Frenchman leads race for IMF post 03/09/2007 00:00
PARIS, Sept 2, 2007 (AFP) - France's Dominique Strauss-Kahn is clear favourite in the two-horse race to become the next leader of the International Monetary Fund (IMF) as the deadline for nominations passed this weekend.
The 58-year-old former French economy minister, nominated last July and backed by the EU and the United States, appears to have too much momentum for Josef Tosovsky, his sole challenger whose nomination was announced only last week.
The search for a new IMF chief began with the sudden resignation in June of Rodrigo Rato, the former Spanish finance minister.
The candidates to succeed him will be subjected to an interview process by the IMF board from the beginning of September, but the selection process itself could last several weeks beyond that.

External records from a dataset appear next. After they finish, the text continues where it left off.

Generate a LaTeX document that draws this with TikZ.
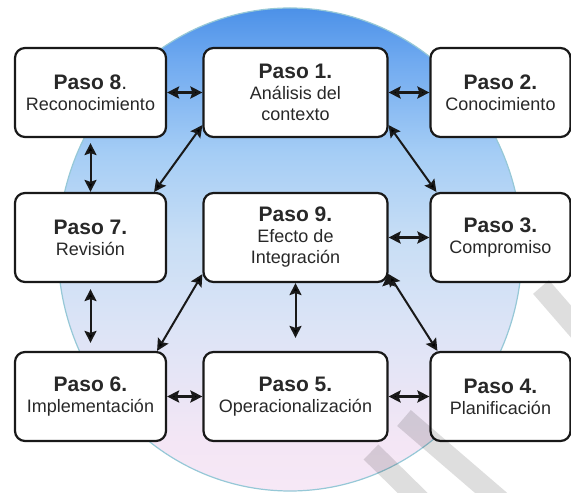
\documentclass[tikz,border=0pt]{standalone}
\usepackage{fontspec}
\setmainfont{Liberation Sans}
\usetikzlibrary{arrows.meta,positioning}

\definecolor{cieloA}{RGB}{76,145,232}
\definecolor{celesteA}{RGB}{112,170,240}
\definecolor{celesteB}{RGB}{165,205,245}
\definecolor{celesteC}{RGB}{200,222,245}
\definecolor{lilaA}{RGB}{220,228,246}
\definecolor{rosaA}{RGB}{244,230,245}
\definecolor{rosaB}{RGB}{246,232,246}
\definecolor{borde}{RGB}{25,25,25}
\definecolor{texto}{RGB}{40,40,40}
\definecolor{aro}{RGB}{150,200,215}

\pgfdeclareverticalshading{esfera}{100bp}{color(0bp)=(rosaB); color(25bp)=(rosaB); color(30bp)=(rosaA); color(42bp)=(lilaA); color(51bp)=(celesteC); color(60bp)=(celesteB); color(69.5bp)=(celesteA); color(75bp)=(cieloA); color(100bp)=(cieloA)}

\newcommand{\titulo}[1]{{\fontsize{21}{25}\selectfont\bfseries #1}}

\begin{document}
\begin{tikzpicture}[x=1pt,y=1pt,>={Stealth[length=12pt,width=12pt,inset=2pt]},node distance=205pt]
  \tikzstyle{paso}=[draw=borde,line width=2.2pt,rounded corners=10pt,fill=white,minimum height=89pt,align=center,text=texto,font=\fontsize{18}{21}\selectfont]
  \tikzstyle{izq}=[paso,minimum width=151pt]
  \tikzstyle{med}=[paso,minimum width=184pt]
  \tikzstyle{der}=[paso,minimum width=140pt]
  \tikzstyle{flecha}=[<->,line width=2pt,draw=borde]
  \tikzstyle{flechag}=[<->,line width=2.8pt,draw=borde]
  \tikzstyle{marca}=[line width=21pt,black,opacity=0.13]

  \useasboundingbox (0,0) rectangle (571,493);

  % fondo
  \shade[shading=esfera] (290,243.5) ellipse [x radius=232,y radius=241.5];
  \draw[line width=1.2pt,aro] (290,243.5) ellipse [x radius=232,y radius=241.5];

  \node[izq] (p8) at (90.5,400.5) {\titulo{Paso 8}{\fontsize{21}{25}\selectfont.}\\Reconocimiento};
  \node[med] (p1) [right of=p8] {\titulo{Paso 1.}\\Análisis del\\contexto};
  \node[der] (p2) [right of=p1] {\titulo{Paso 2.}\\Conocimiento};
  \node[izq] (p7) [node distance=145pt,below of=p8] {\titulo{Paso 7.}\\Revisión};
  \node[med] (p9) [right of=p7] {\titulo{Paso 9.}\\Efecto de\\Integración};
  \node[der] (p3) [right of=p9] {\titulo{Paso 3.}\\Compromiso};
  \node[izq] (p6) [node distance=159pt,below of=p7] {\titulo{Paso 6.}\\Implementación};
  \node[med] (p5) [right of=p6] {\titulo{Paso 5.}\\Operacionalización};
  \node[der] (p4) [right of=p5] {\titulo{Paso 4.}\\Planificación};

  \path[flechag]
  (p8) edge (p1)
  (p1) edge (p2)
  (p9) edge (p3)
  (p6) edge (p5)
  (p5) edge (p4);

  \path[flecha]
  (p8) edge [shorten <=5pt] (p7)
  (p7) edge [shorten <=6pt,shorten >=8pt] (p6)
  (p9) edge [shorten >=13pt] (p5)
  ([yshift=13pt]p1.south west) edge ([xshift=-13pt]p7.north east)
  ([yshift=13pt]p1.south east) edge ([xshift=7pt]p3.north west)
  ([yshift=9pt]p9.south west) edge ([xshift=-10pt]p6.north east)
  ([yshift=9pt]p9.south east) edge ([xshift=8pt]p4.north west);

  % marca de agua
  \draw[marca] (371,41) -- (430,-17);
  \draw[marca] (404,75) -- (540,-42);
  \draw[marca] (541,206) -- (600,138);
\end{tikzpicture}
\end{document}
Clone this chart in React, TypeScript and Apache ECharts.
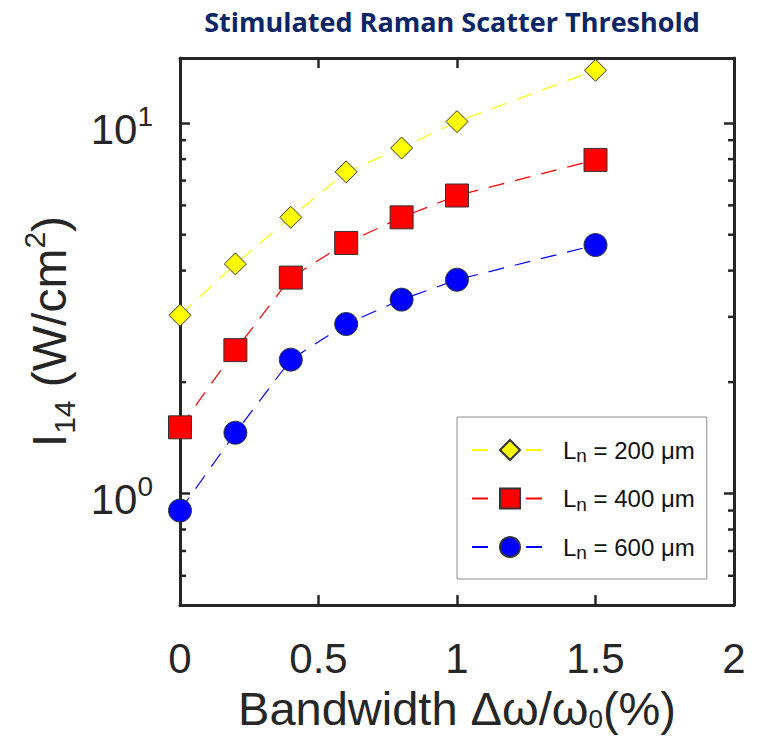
import React, { useEffect, useRef } from "react";
import * as echarts from "echarts";

const TITLE = "Stimulated Raman Scatter Threshold";
const X_VALUES = [0, 0.2, 0.4, 0.6, 0.8, 1, 1.5];
const SERIES_NAMES = ["Ln = 200 μm", "Ln = 400 μm", "Ln = 600 μm"];
const L200 = [3.03, 4.17, 5.57, 7.39, 8.57, 10.1, 13.9];
const L400 = [1.51, 2.44, 3.83, 4.75, 5.57, 6.38, 7.96];
const L600 = [0.9, 1.46, 2.3, 2.87, 3.34, 3.78, 4.69];
const X_MIN = 0;
const X_MAX = 2;
const X_INTERVAL = 0.5;
const Y_MIN = 0.5;
const Y_MAX = 15;
const MINOR_TICKS = [0.6, 0.7, 0.8, 0.9, 2, 3, 4, 5, 6, 7, 8, 9];

const FONT = "'Liberation Sans', Arial, sans-serif";
const INK = "#262626";

export default function App() {
  const ref = useRef<HTMLDivElement>(null);
  useEffect(() => {
    if (!ref.current) return;
    const chart = echarts.init(ref.current, null, { renderer: "svg" });
    const pairs = (ys: number[]) => X_VALUES.map((x, i) => [x, ys[i]]);
    const axisLine = { show: true, onZero: false, lineStyle: { color: INK, width: 3 } };
    const majorTick = { show: true, inside: true, length: 10, lineStyle: { color: INK, width: 2.5 } };
    const yFormatter = (v: number) => {
      const l = Math.log10(v);
      const e = Math.round(l);
      if (Math.abs(l - e) < 1e-6) return `10{sup|${e}}`;
      return "";
    };
    const mk = (name: string, ys: number[], color: string, symbol: string, size: number) => ({
      type: "line",
      name,
      data: pairs(ys),
      xAxisIndex: 0,
      yAxisIndex: 0,
      symbol,
      symbolSize: size,
      showSymbol: true,
      clip: false,
      lineStyle: { color, width: 1.2, type: [16, 11] },
      itemStyle: { color, borderColor: "#333333", borderWidth: 1 },
      z: 6,
    });
    const option: any = {
      animation: false,
      backgroundColor: "#ffffff",
      graphic: [
        {
          type: "text",
          x: 452,
          y: 21,
          style: {
            text: TITLE,
            textAlign: "center",
            textVerticalAlign: "middle",
            fill: "#0b2566",
            font: "bold 27px 'Open Sans', sans-serif",
          },
        },
      ],
      grid: { left: 180, right: 35, top: 58, bottom: 128, containLabel: false },
      xAxis: [
        {
          type: "value",
          min: X_MIN,
          max: X_MAX,
          interval: X_INTERVAL,
          position: "bottom",
          axisLine,
          axisTick: majorTick,
          splitLine: { show: false },
          axisLabel: {
            fontFamily: FONT,
            fontSize: 42,
            color: INK,
            margin: 32,
            formatter: (v: number) => String(v),
          },
          name: "Bandwidth Δω/ω{sub|0}(%)",
          nameLocation: "middle",
          nameGap: 75,
          nameTextStyle: {
            fontFamily: FONT,
            fontSize: 47,
            lineHeight: 48,
            color: INK,
            rich: {
              sub: { fontFamily: FONT, fontSize: 26, lineHeight: 24, verticalAlign: "bottom", color: INK },
            },
          },
        },
        {
          type: "value",
          min: X_MIN,
          max: X_MAX,
          interval: X_INTERVAL,
          position: "top",
          axisLine,
          axisTick: majorTick,
          axisLabel: { show: false },
          splitLine: { show: false },
        },
      ],
      yAxis: [
        {
          type: "log",
          logBase: 10,
          min: Y_MIN,
          max: Y_MAX,
          position: "left",
          axisLine,
          axisTick: majorTick,
          splitLine: { show: false },
          axisLabel: {
            formatter: yFormatter,
            fontFamily: FONT,
            fontSize: 42,
            lineHeight: 54,
            color: INK,
            margin: 27,
            padding: [12, 0, 0, 0],
            rich: {
              sup: { fontFamily: FONT, fontSize: 28, lineHeight: 28, verticalAlign: "top", color: INK },
            },
          },
          name: "I{sub|14} (W/cm{sup|2})",
          nameLocation: "middle",
          nameGap: 98,
          nameTextStyle: {
            fontFamily: FONT,
            fontSize: 48,
            lineHeight: 60,
            color: INK,
            rich: {
              sub: { fontFamily: FONT, fontSize: 30, lineHeight: 30, verticalAlign: "bottom", color: INK },
              sup: { fontFamily: FONT, fontSize: 30, lineHeight: 28, verticalAlign: "top", color: INK },
            },
          },
        },
        {
          type: "log",
          logBase: 10,
          min: Y_MIN,
          max: Y_MAX,
          position: "right",
          axisLine,
          axisTick: majorTick,
          axisLabel: { show: false },
          splitLine: { show: false },
        },
      ],
      legend: {
        data: SERIES_NAMES,
        orient: "vertical",
        left: 457,
        top: 417,
        padding: [18, 12, 17, 14],
        itemWidth: 76,
        itemHeight: 25,
        itemGap: 18.5,
        borderColor: "#8c8c8c",
        borderWidth: 1,
        backgroundColor: "#ffffff",
        formatter: (name: string) => name.replace("Ln", "L{sub|n}"),
        textStyle: {
          fontFamily: FONT,
          fontSize: 24,
          lineHeight: 30,
          color: "#111111",
          padding: [0, 0, 0, 10],
          rich: {
            sub: { fontFamily: FONT, fontSize: 19, lineHeight: 13, verticalAlign: "bottom", color: "#111111" },
          },
        },
      },
      series: [
        mk(SERIES_NAMES[0], L200, "#ffff00", "diamond", 22),
        mk(SERIES_NAMES[1], L400, "#ff0000", "rect", 23),
        mk(SERIES_NAMES[2], L600, "#0000ff", "circle", 23),
        {
          type: "custom",
          name: "minorTicks",
          xAxisIndex: 0,
          yAxisIndex: 0,
          silent: true,
          clip: false,
          z: 5,
          encode: { x: 0, y: 1 },
          data: MINOR_TICKS.map((v) => [X_MIN, v]),
          renderItem: (params: any, api: any) => {
            const v = api.value(1);
            const p = api.coord([X_MIN, v]);
            const cs = params.coordSys;
            const len = 6;
            const st = { stroke: INK, lineWidth: 2.5 };
            return {
              type: "group",
              children: [
                { type: "line", shape: { x1: cs.x, y1: p[1], x2: cs.x + len, y2: p[1] }, style: st },
                { type: "line", shape: { x1: cs.x + cs.width - len, y1: p[1], x2: cs.x + cs.width, y2: p[1] }, style: st },
              ],
            };
          },
        },
      ],
    };
    chart.setOption(option);
    return () => chart.dispose();
  }, []);
  return (
    <div
      ref={ref}
      style={{ position: "fixed", left: 0, top: 0, width: 769, height: 737, background: "#fff" }}
    />
  );
}
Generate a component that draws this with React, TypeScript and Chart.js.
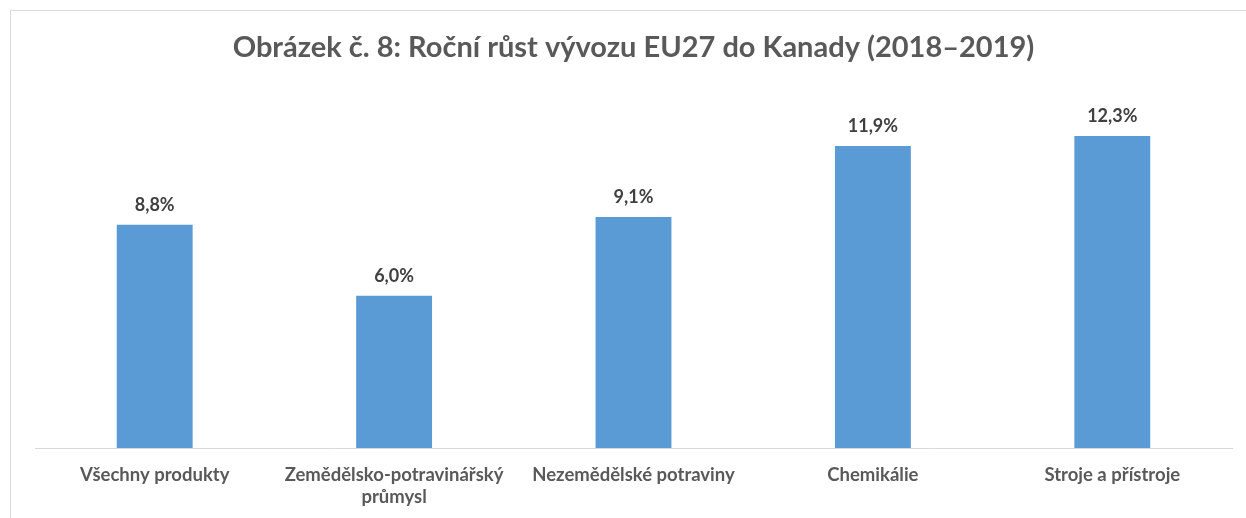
import React, { useEffect, useRef } from "react";
import { Chart, registerables } from "chart.js";

Chart.register(...registerables);

const TITLE = "Obrázek č. 8: Roční růst vývozu EU27 do Kanady (2018–2019)";
const categories: (string | string[])[] = [
  "Všechny produkty",
  ["Zemědělsko-potravinářský", "průmysl"],
  "Nezemědělské potraviny",
  "Chemikálie",
  "Stroje a přístroje",
];
const growth = [8.8, 6.0, 9.1, 11.9, 12.3];
const Y_MIN = 0;
const Y_MAX = 14;

const FONT = "Lato, 'Open Sans', sans-serif";

const labelPlugin = {
  id: "barLabels",
  afterDatasetsDraw(chart: any) {
    const ctx = chart.ctx;
    const meta = chart.getDatasetMeta(0);
    const data = chart.data.datasets[0].data as number[];
    ctx.save();
    ctx.font = `bold 18px ${FONT}`;
    ctx.fillStyle = "#404040";
    ctx.textAlign = "center";
    ctx.textBaseline = "middle";
    meta.data.forEach((el: any, i: number) => {
      const txt = data[i].toFixed(1).replace(".", ",") + "%";
      ctx.fillText(txt, el.x, el.y - 20);
    });
    ctx.restore();
  },
};

export default function App() {
  const ref = useRef<HTMLCanvasElement | null>(null);
  useEffect(() => {
    document.body.style.margin = "0";
    if (!ref.current) return;
    const chart = new Chart(ref.current, {
      type: "bar",
      data: {
        labels: categories,
        datasets: [
          {
            data: growth,
            backgroundColor: "#5B9BD5",
            borderWidth: 0,
            categoryPercentage: 1,
            barPercentage: 0.317,
          },
        ],
      },
      options: {
        animation: false,
        responsive: false,
        maintainAspectRatio: false,
        layout: { padding: { left: 35, right: 14, top: 0, bottom: 0 } },
        plugins: {
          legend: { display: false },
          tooltip: { enabled: false },
          title: {
            display: true,
            text: TITLE,
            color: "#595959",
            font: { family: FONT, size: 29, weight: "bold", lineHeight: 1.2 },
            padding: { top: 30, bottom: 28 },
          },
        },
        scales: {
          x: {
            grid: { display: false, drawTicks: false },
            border: { display: true, color: "#d9d9d9", width: 1 },
            afterFit(scale: any) {
              scale.height = 70;
            },
            ticks: {
              color: "#595959",
              font: { family: FONT, size: 18.5, weight: "bold", lineHeight: 1.2 },
              padding: 16,
              maxRotation: 0,
              autoSkip: false,
            },
          },
          y: {
            display: false,
            min: Y_MIN,
            max: Y_MAX,
          },
        },
      },
      plugins: [labelPlugin],
    });
    return () => chart.destroy();
  }, []);

  return (
    <div style={{ position: "relative", width: 1246, height: 518, overflow: "hidden", background: "#fff" }}>
      <div
        style={{
          position: "absolute",
          left: 10,
          top: 10,
          width: 1300,
          height: 600,
          border: "1px solid #d9d9d9",
          boxSizing: "border-box",
        }}
      />
      <canvas ref={ref} width={1246} height={518} style={{ position: "absolute", left: 0, top: 0, display: "block" }} />
    </div>
  );
}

"The probability that Dominique Strauss-Kahn will be chosen is very great, firstly because of his competence and then by the support he has received from a number of important countries," says Philippe Hugon of the Institute for International and Strategic Relations (IRIS).
"Unless there's a turnaround in the American position, Strauss-Kahn has a crushing majority," agreed Michel Aglietta of the CEPII, France's leading institute for research on the international economy.
Strauss-Kahn won much support, particularly from African countries, during the course of a world tour, but he has not been a universal choice.
Russia abruptly challenged the EU nomination last week, proposing Tosovsky, a 56-year-old former Czech prime minister and central bank chief.
China and India, lobbied by the Frenchman's supporters, have held back from granting Strauss-Kahn their support.
The Parisian has also come up against the veiled hostility of Britain, in the form of a scathing editorial in the Financial Times, who said he was "neither qualified nor legitimate".
According to Hugon, London is less than ecstatic at the prospect of another Frenchman in the driving seat of a major international institution, after suffering Pascal Lamy at the World Trade Organisation and Jean-Claude Trichet at the European Central Bank.
Whoever their favourite, developing and emerging economies have firmly expressed a wish for change in the IMF, beginning with the selection of its director general.
They have also unanimously condemend the unwritten rule according to which Europe and the US carve up two of the globe's most influential international jobs, with Brussels choosing the IMF chief and Washington given a free run to name the head of the World Bank.
"There are wide ranging reforms needed in these institutions, and, for sure, there is a need to definitively end this rule which decides that such and such a post is reserved for such and such a country or region, because that is not a fair reflection of the forces in the world today," said Alpha Omar Konare, head of the Commission of the African Union.
Jean-Claude Juncker, president of the Eurogroup, the informal meeting of the Euro area finance ministers, said recently that the clamour from African and other developing countries meant that Europe's cosy days in charge of the institution were numbered.
"Within the Eurogroup and among the EU's finance ministers, everybody agrees that Strauss-Kahn will probably be the last European to lead the IMF in the foreseeable future," said Juncker, who is also the Luxembourg prime minister.